Soweit das Gericht zweiter Instanz mit seinen Beschluß über die Zulassung der Klagsänderung abgesprochen hat, ist auf diese endgültig geklärte Frage nicht mehr einzugehen. Zu prüfen verbleibt aber die Frage, ob die Erklärung der klagenden Partei in der ersten Tagsatzung vom 26. Februar 1970 eine Klagseinschränkung oder eine Klagsänderung beinhaltete, weil vom Ergebnis die Anspruchsverjährung abhängt. Die klagende Partei beharrt auf ihrem Standpunkt, ihrer Erklärung komme nur die Wirkung einer Klagseinschränkung zu. Sie läßt aber bei ihren Ausführungen außer acht, daß es sich wohl bei unverändertem Sachverhalt, nicht nur um eine Einordnung unter die Bestimmungen eines anderen Gesetzes handelte, sondern auch um eine Änderung des Leistungs- bzw Unterlassungsanspruchs. Wird jedoch an Stelle der bisher geforderten Leistung eine andere Leistung begehrt, dann liegt eine qualitative Änderung des Begehrens und damit eine Klagsänderung vor (Fasching Komm III 114). Von einer nur quantitativen Änderung des Begehrens kann im vorliegenden Fall nicht ausgegangen werden, denn das Verlangen, neben dem Warenangebot von Artikeln des täglichen Bedarfes die Ankündigung der Abgabe von einzelnen Lebensmitteln in Normalpackungen gegen einen geringfügigen Betrag (Scheinpreis) zu unterlassen, unterscheidet sich von dem Begehren, beim Verkauf von Artikeln des täglichen Bedarfes die Ankündigung eines 3% übersteigenden Barzahlungsnachlasses zu unterlassen, nicht bloß in quantitativer Hinsicht.

Liegt aber keine Klagseinschränkung, sondern eine Klagsänderung vor, dann ist auch die Verjährungsfrage von den Untergerichten richtig gelöst worden. Mit der Erklärung des Klagevertreters bei der ersten Tagsatzung vom 26. Februar 1970 wurde ein gegenüber dem bisherigen Leistungsanspruch qualitativ geänderter Anspruch erhoben. Die klagende Partei vermeint, es genüge zur Unterbrechung der Verjährung, wenn der Sachverhalt an sich in der Klage behauptet wird. Zur Unterbrechung der Verjährung ist aber erforderlich, daß derjenige, der sich auf die Verjährung berufen will, von dem Berechtigten belangt wird (§ 1497 ABGB), d h, daß der betreffende Anspruch auch erhoben wird. Bis zur ersten Tagsatzung hat die Klägerin aber einen auf § 12 RabG gestützten Anspruch nicht erhoben.
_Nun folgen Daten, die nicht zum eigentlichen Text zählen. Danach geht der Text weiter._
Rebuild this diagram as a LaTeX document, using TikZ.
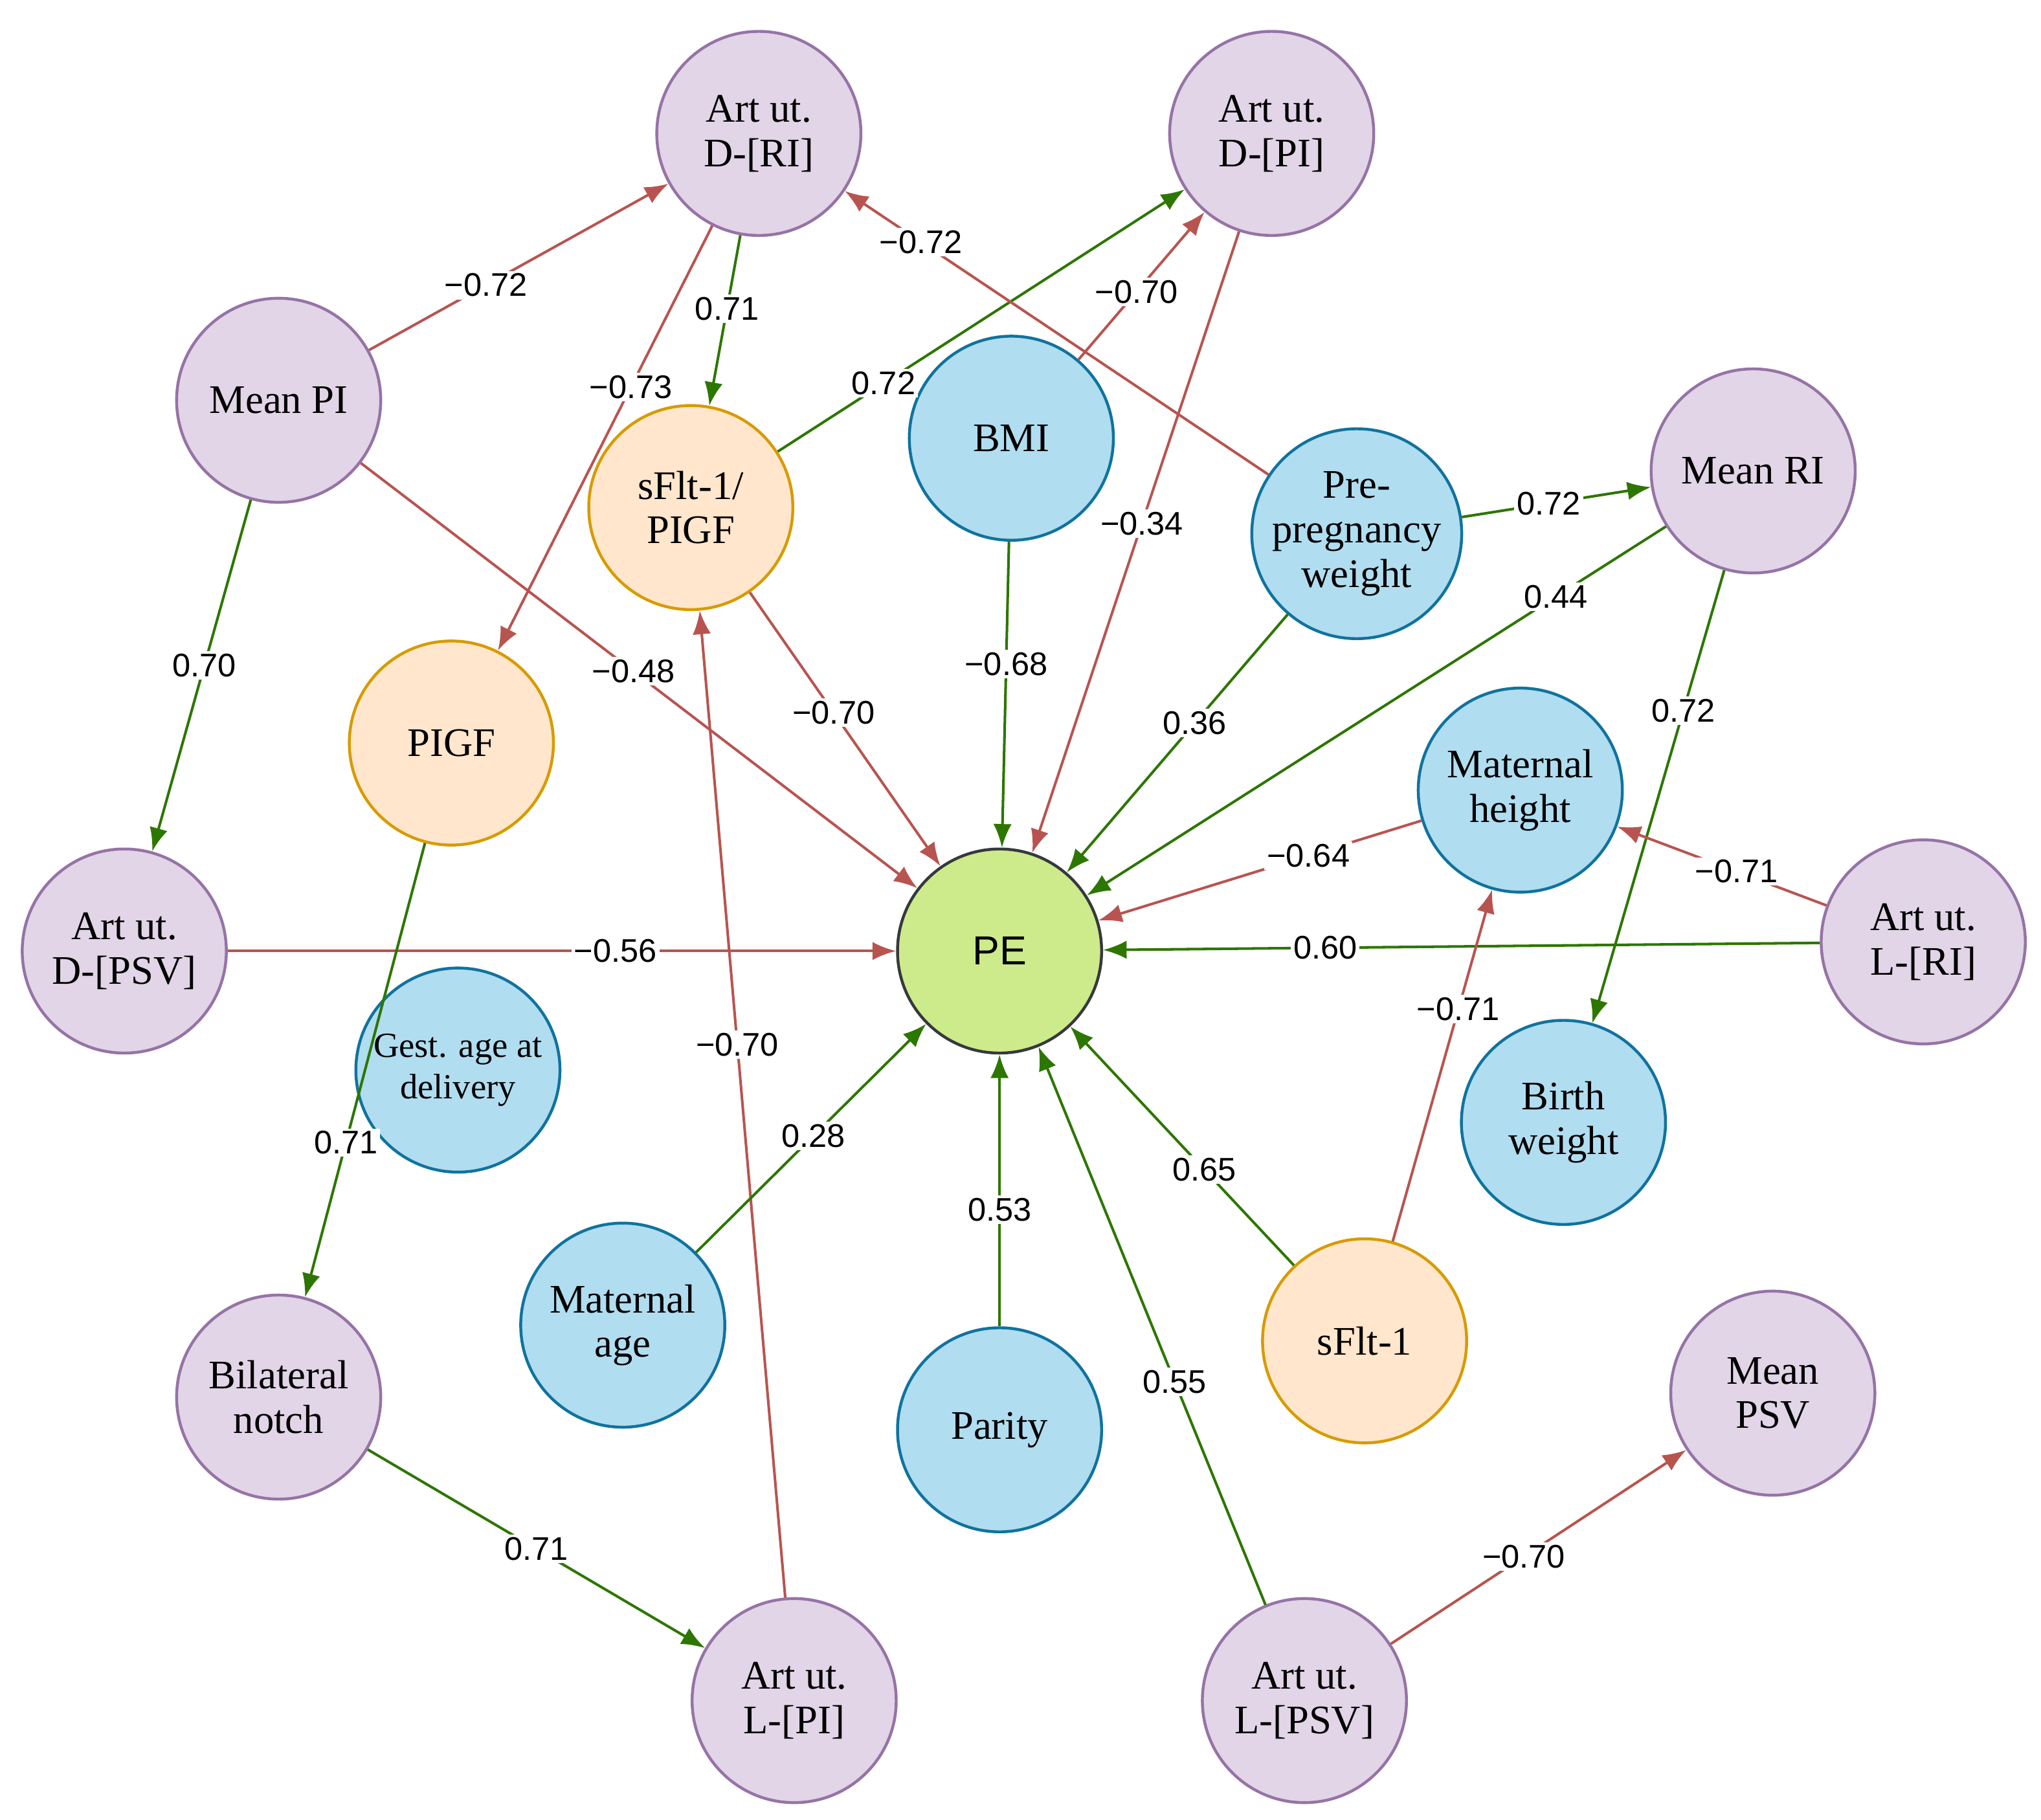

Die Revisionsbehauptung, im Klagsvorbringen selbst sei keine Gesetzesstelle genannt worden, trifft nicht zu. In der Sachverhaltsdarstellung der Klage bezieht sich die Klägerin ausdrücklich auf das Zugabengesetz und dessen § 3; außerdem wurde der Anspruch auf einen moralischen Kaufzwang, eine Marktverstopfung und Marktsättigung, also auf Tatbestandselemente des § 1 UWG gestützt, dem Beklagten wurde aber nicht vorgeworfen, er hätte einen 3% übersteigenden Preisnachlaß angekundigt oder gewährt. In ihrer Klage hat sich die Klägerin daher, worauf der Oberste Gerichtshof bereits in seinem Beschluß 4 Ob 353/69 verwiesen hat, ausdrücklich und ausschließlich auf das Zugabengesetz und das UWG als Rechtsgrund des geltend gemachten Unterlassungsanspruches festgelegt. Dementsprechend wurde auch das Urteilsbegehren formuliert. Somit lag in der Bekanntgabe des Sachverhalts als Rechtsgrundlage anderer Ansprüche kein "Belangen" im Sinn des § 1497 ABGB. Die Zulassung der Klagsänderung hat nur die prozessuale Wirkung, daß auch über diesen Anspruch im Rahmen desselben Verfahrens verhandelt und entschieden werden kann, die materiellrechtlichen Voraussetzungen des nunmehr erhobenen Anspruches hingegen sind vom Zeitpunkt seiner Geltendmachung zu beurteilen (SZ 11/123, 2 Ob 425/61).